SEATTLE – Microsoft Corp. will drop a much-touted new technology for organizing and storing data when it releases the next version of its Windows operating system in 2006.
Tom Button, corporate vice president for Windows product management, said the company hopes to release the new Windows version, code-named Longhorn, in the second half of 2006, about five years after the release of the current version, Windows XP.
With Longhorn, Button said Microsoft plans to improve the way people find things such as e-mails, photos and documents. But in formally announcing the release date, the company said it would not be ready to include an even more advanced system for sorting, storing and finding data. Instead, it will begin testing that system about the same time it releases Longhorn, and make it available at an unspecified time.
The ability to find and organize data on a personal computer is becoming increasingly important as people are able to amass more digital information. Right now, finding pictures, e-mails and a Microsoft Word document, all related to the same topic – say, a vacation in Hawaii – is time-consuming and cumbersome. These new technologies aim to make it quicker and easier.

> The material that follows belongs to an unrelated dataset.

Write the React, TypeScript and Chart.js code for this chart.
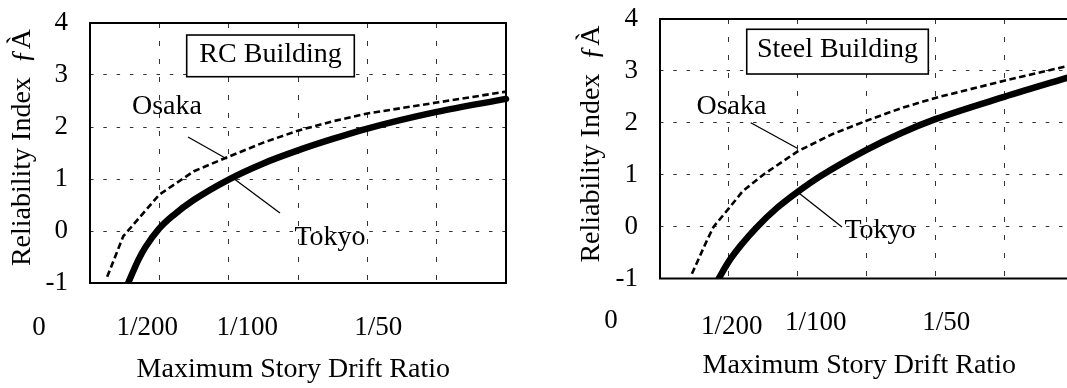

Michael Cherry, an analyst with independent researchers Directions on Microsoft, said the company probably had little choice but to reduce Longhorn’s capabilities if it wanted to deliver the system on time. But he expects Microsoft to be able to offer the more advanced capabilities perhaps as early as 2007.
Microsoft would not give a time frame.
Rob Enderle, principal analyst with the Enderle Group, said the decision “isn’t a good surprise.”
But he believes it will be crucial for Microsoft to have the new technology ready for the next version of Windows server software, due out in 2007. That’s because servers tend to hold much more data, making advanced searching and sorting capabilities more urgent.
Longhorn also will include new technology for enabling better visual presentation, such as three-dimensional rendering. And it will include ways to communicate more easily with other systems, such as Web-based applications or mobile devices.